There are 100 students at a sports camp. Let $N$ denote the number of ways these 100 students can be divided into 50 pairs (the order of the pairs does not matter, nor does the order of the students within each pair). By what highest power of $3$ is the number $N$ divisible?

There are $100!$ ways to arrange students in a row. Then, we can call the first two students pair #1, the next two students pair #2, and so on up to pair #50.

However, since the order of pairs and the order of students within each pair don’t matter, we need to correct this result by dividing by $50!$ and $2^{50}$ respectively. We obtain $N=\dfrac{100!}{50!\cdot2^{50}}.$

By Legendre’s formula, the highest power of 3 that divides $100!$ is \[\left\lfloor\frac{100}{3}\right\rfloor+\left\lfloor\frac{100}{9}\right\rfloor+\left\lfloor\frac{100}{27}\right\rfloor+\left\lfloor\frac{100}{81}\right\rfloor=33+11+3+1=48\] and the highest power of 3 that divides $50!$ is \[\left\lfloor\frac{50}{3}\right\rfloor+\left\lfloor\frac{50}{9}\right\rfloor+\left\lfloor\frac{50}{27}\right\rfloor=16+5+1=22.\]

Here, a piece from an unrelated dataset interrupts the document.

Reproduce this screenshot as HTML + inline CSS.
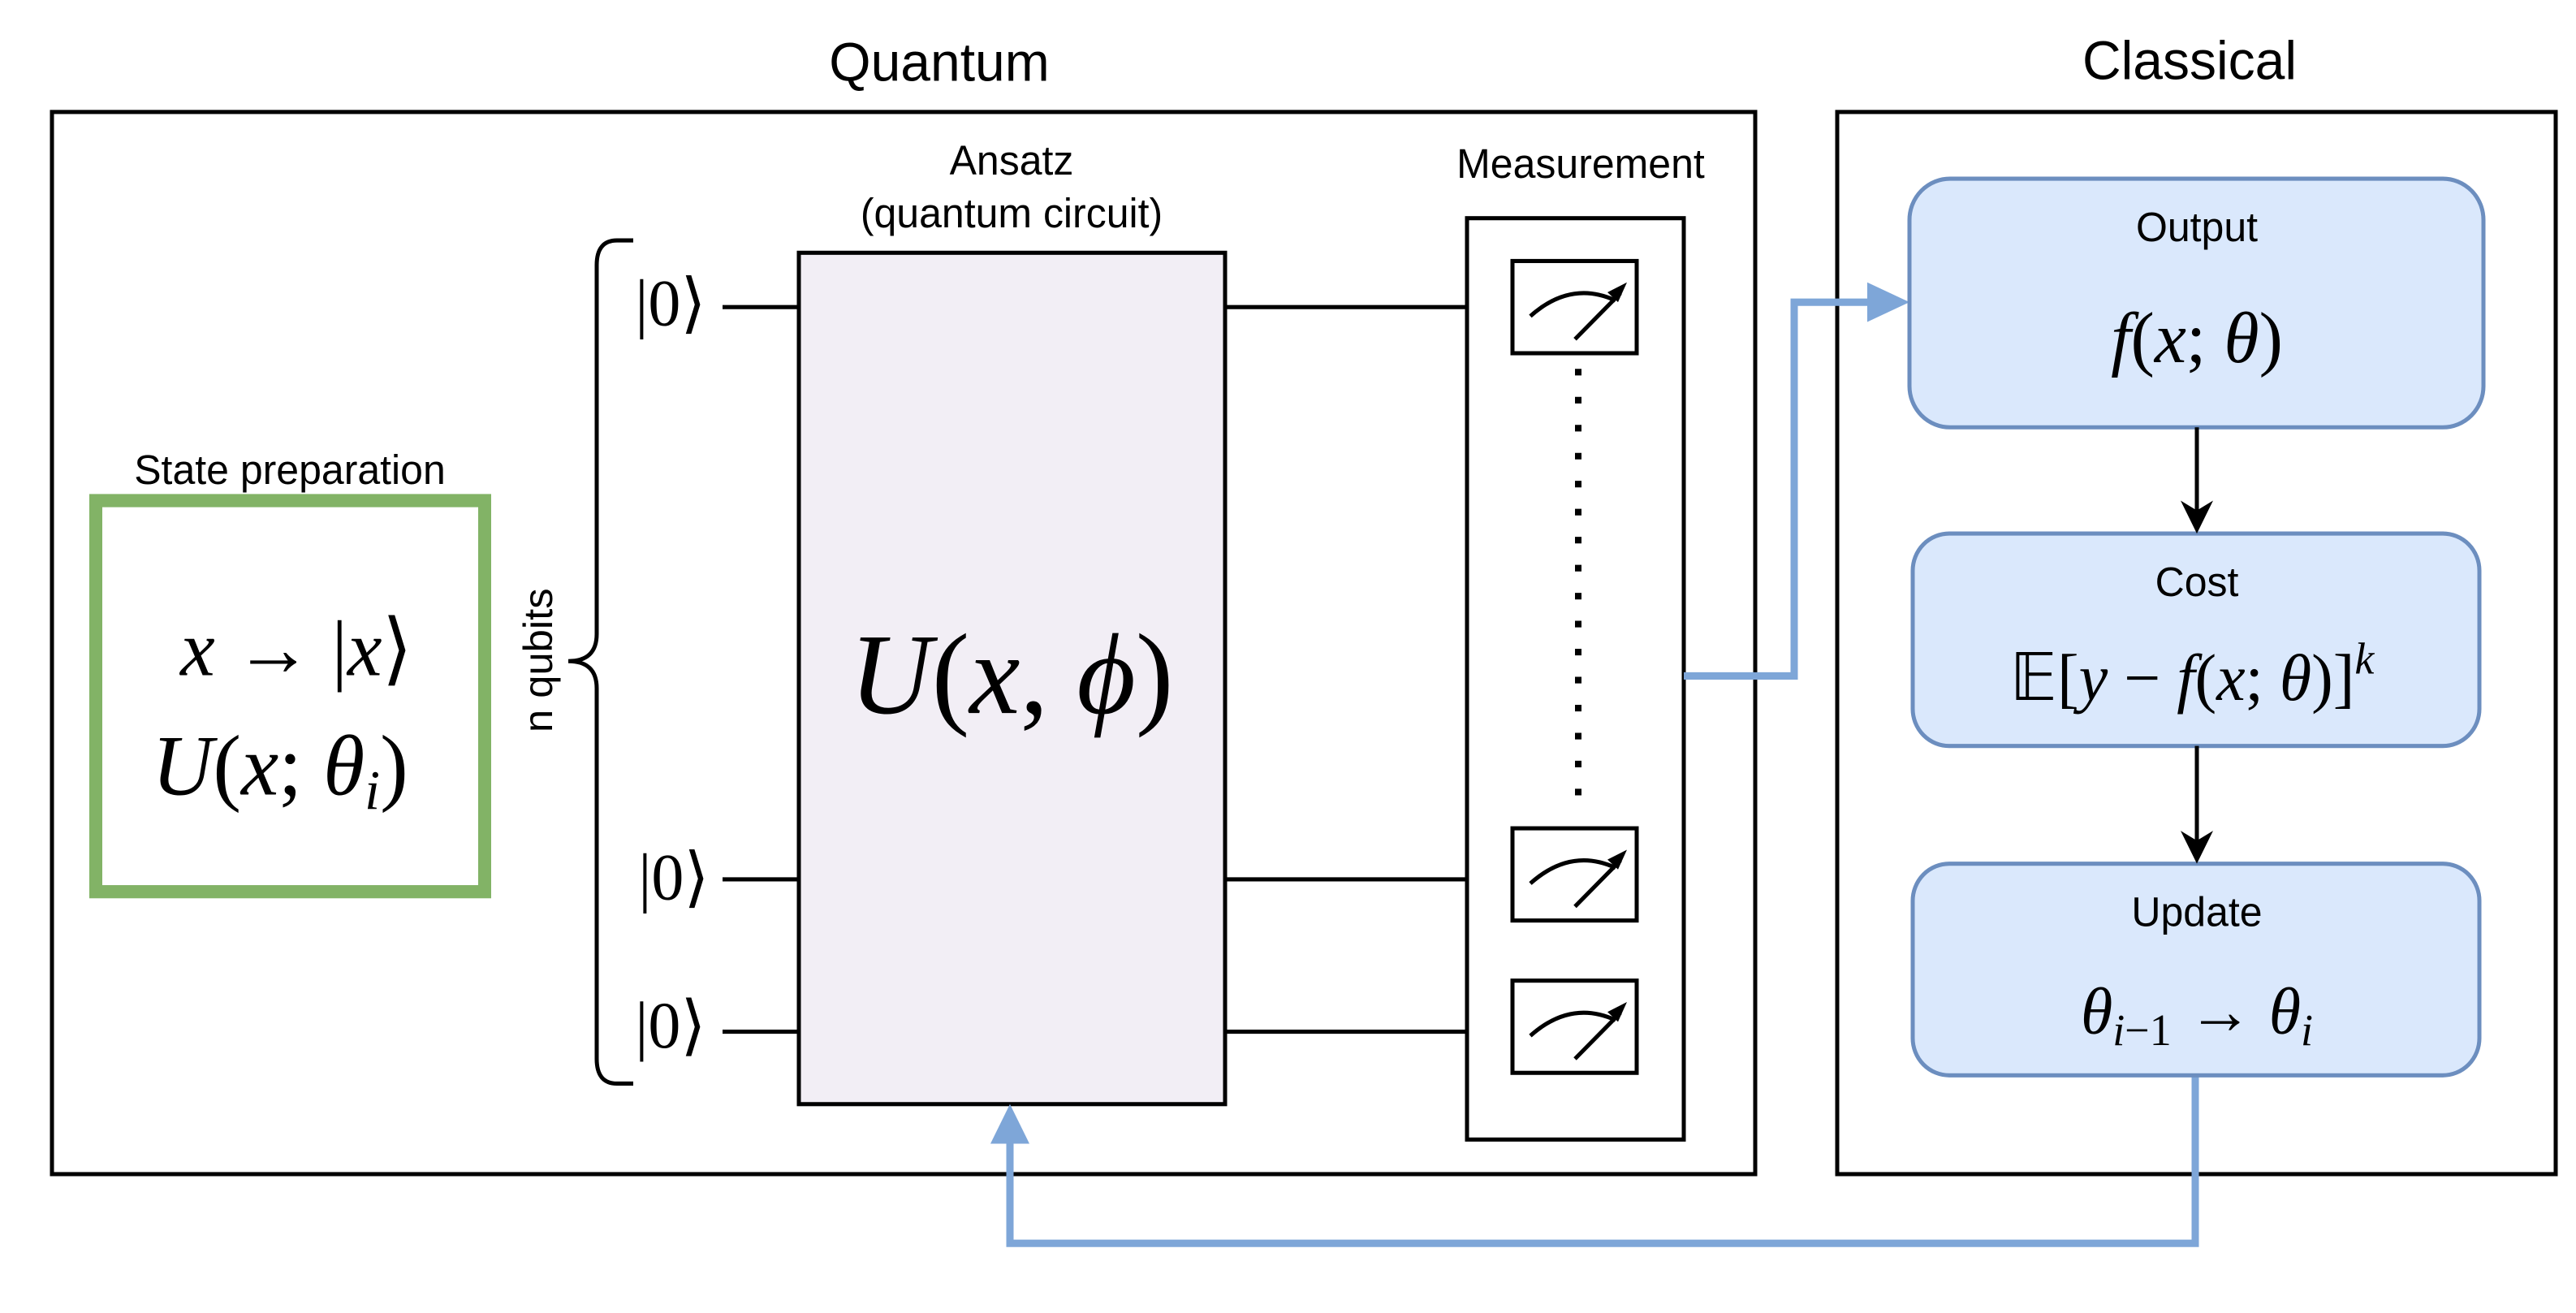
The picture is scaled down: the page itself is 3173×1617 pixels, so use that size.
<!DOCTYPE html>
<html><head><meta charset="utf-8"><style>
html,body{margin:0;padding:0;background:#fff;}
svg{display:block;}
.s{font-family:"Liberation Sans",sans-serif;fill:#000;}
.m{font-family:"Liberation Serif",serif;fill:#000;}
</style></head><body>
<svg width="3173" height="1617" viewBox="0 0 3173 1617" xmlns="http://www.w3.org/2000/svg">
<g transform="scale(1,1.014)">
<!-- titles -->
<text class="s" x="1157" y="98" font-size="66" text-anchor="middle">Quantum</text>
<text class="s" x="2697" y="96" font-size="66" text-anchor="middle">Classical</text>
<!-- outer boxes -->
<rect x="64" y="136" width="2098" height="1290" fill="none" stroke="#000" stroke-width="5"/>
<rect x="2263" y="136" width="885" height="1290" fill="none" stroke="#000" stroke-width="5"/>
<!-- state prep -->
<text class="s" x="357" y="588" font-size="50" text-anchor="middle">State preparation</text>
<rect x="118" y="608" width="479" height="475" fill="none" stroke="#82b366" stroke-width="16"/>
<text class="m" x="365" y="820" font-size="96" text-anchor="middle"><tspan font-style="italic">x</tspan> → |<tspan font-style="italic">x</tspan>⟩</text>
<text class="m" x="345" y="965" font-size="104" text-anchor="middle"><tspan font-style="italic">U</tspan>(<tspan font-style="italic">x</tspan>; <tspan font-style="italic">θ</tspan><tspan font-style="italic" font-size="68" dy="18">i</tspan><tspan dy="-18">)</tspan></text>
<!-- n qubits -->
<text class="s" x="0" y="0" font-size="50" text-anchor="middle" transform="translate(680,802) rotate(-90)">n qubits</text>
<!-- brace -->
<path d="M780,292 L760,292 Q735,292 735,322 L735,770 Q735,803 700,803 Q735,803 735,836 L735,1286 Q735,1316 760,1316 L780,1316" fill="none" stroke="#000" stroke-width="5"/>
<!-- kets -->
<text class="m" x="826" y="395" font-size="80" text-anchor="middle">|0⟩</text>
<text class="m" x="830" y="1092" font-size="80" text-anchor="middle">|0⟩</text>
<text class="m" x="826" y="1272" font-size="80" text-anchor="middle">|0⟩</text>
<!-- wires -->
<g stroke="#000" stroke-width="5">
<line x1="890" y1="373" x2="1807" y2="373"/>
<line x1="890" y1="1068" x2="1807" y2="1068"/>
<line x1="890" y1="1253" x2="1807" y2="1253"/>
</g>
<!-- ansatz -->
<text class="s" x="1246" y="212" font-size="50" text-anchor="middle">Ansatz</text>
<text class="s" x="1246" y="276" font-size="50" text-anchor="middle">(quantum circuit)</text>
<rect x="984" y="307" width="525" height="1034" fill="#f2eef5" stroke="#000" stroke-width="5"/>
<text class="m" x="1246" y="866" font-size="140" text-anchor="middle"><tspan font-style="italic">U</tspan>(<tspan font-style="italic">x</tspan>, <tspan font-style="italic">ϕ</tspan>)</text>
<!-- measurement -->
<text class="s" x="1947" y="216" font-size="50" text-anchor="middle">Measurement</text>
<rect x="1807" y="265" width="267" height="1119" fill="#fff" stroke="#000" stroke-width="5"/>
<line x1="1944" y1="448" x2="1944" y2="990" stroke="#000" stroke-width="8" stroke-dasharray="8,26"/>
<g id="meter">
<rect x="1863" y="317" width="153" height="112" fill="#fff" stroke="#000" stroke-width="5"/>
<path d="M1885,384 Q1935,340 1990,365" fill="none" stroke="#000" stroke-width="5"/>
<line x1="1940" y1="412" x2="1996" y2="356" stroke="#000" stroke-width="5"/>
<path d="M2004,343 L1980,355 L1993,367 Z" fill="#000"/>
</g>
<use href="#meter" transform="translate(0,689)"/>
<use href="#meter" transform="translate(0,874)"/>
<!-- blue connectors -->
<polyline points="2074,821 2210,821 2210,367 2305,367" fill="none" stroke="#7ea6d8" stroke-width="9"/>
<path d="M2352,367 L2300,343 L2300,391 Z" fill="#7ea6d8"/>
<polyline points="2704,1306 2704,1510 1244,1510 1244,1385" fill="none" stroke="#7ea6d8" stroke-width="9"/>
<path d="M1244,1341 L1220,1389 L1268,1389 Z" fill="#7ea6d8"/>
<!-- classical boxes -->
<rect x="2352" y="217" width="707" height="302" rx="50" fill="#dae8fc" stroke="#6c8ebf" stroke-width="5"/>
<text class="s" x="2706" y="293" font-size="50" text-anchor="middle">Output</text>
<text class="m" x="2706" y="440" font-size="88" text-anchor="middle"><tspan font-style="italic">f</tspan>(<tspan font-style="italic">x</tspan>; <tspan font-style="italic">θ</tspan>)</text>
<rect x="2356" y="648" width="698" height="258" rx="45" fill="#dae8fc" stroke="#6c8ebf" stroke-width="5"/>
<text class="s" x="2706" y="724" font-size="50" text-anchor="middle">Cost</text>
<text class="m" x="2700" y="850" font-size="80" text-anchor="middle">𝔼[<tspan font-style="italic">y</tspan> − <tspan font-style="italic">f</tspan>(<tspan font-style="italic">x</tspan>; <tspan font-style="italic">θ</tspan>)]<tspan font-style="italic" font-size="54" dy="-32">k</tspan></text>
<rect x="2356" y="1049" width="698" height="257" rx="45" fill="#dae8fc" stroke="#6c8ebf" stroke-width="5"/>
<text class="s" x="2706" y="1125" font-size="50" text-anchor="middle">Update</text>
<text class="m" x="2706" y="1255" font-size="80" text-anchor="middle"><tspan font-style="italic">θ</tspan><tspan font-size="54" dy="14"><tspan font-style="italic">i</tspan>−1</tspan><tspan dy="-14"> → </tspan><tspan font-style="italic">θ</tspan><tspan font-style="italic" font-size="54" dy="14">i</tspan></text>
<!-- black arrows -->
<g stroke="#000" stroke-width="5">
<line x1="2706" y1="519" x2="2706" y2="630"/>
<line x1="2706" y1="906" x2="2706" y2="1030"/>
</g>
<path d="M2706,648 L2686,608 L2706,620 L2726,608 Z" fill="#000"/>
<path d="M2706,1049 L2686,1009 L2706,1021 L2726,1009 Z" fill="#000"/>
</g>
</svg>
</body></html>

Therefore, we can express $100!$ and $50!$ as $3^{48}\cdot r$ and $3^{22}\cdot s$ respectively, where it is guaranteed that $r$ and $s$ are not divisible by $3.$ Then, \[N=\dfrac{3^{48}\cdot r}{3^{22}\cdot s\cdot2^{50}}=3^{26}\cdot\frac{r}{s\cdot2^{50}}.\] The fraction $\dfrac{r}{s\cdot2^{50}}$ is not divisible by $3,$ so the highest power of 3 that divides $N$ is $26.$

Final thoughts

Of these three theorems, Euler’s theorem is the most widely encountered, because it is possible to create difficult problems where its usefulness is not immediately obvious. With the sum of two squares theorem or Legendre’s formula, it’s more difficult to achieve that - as we saw in the problems, they explicitly mentioned either the sum of two squares or the highest power of a divisor, which immediately gives away that the respective theorems could be useful.

Therefore, I definitely recommend exploring more problems specifically about congruences and Euler’s theorem. I wish you the best of luck solving number theory problems!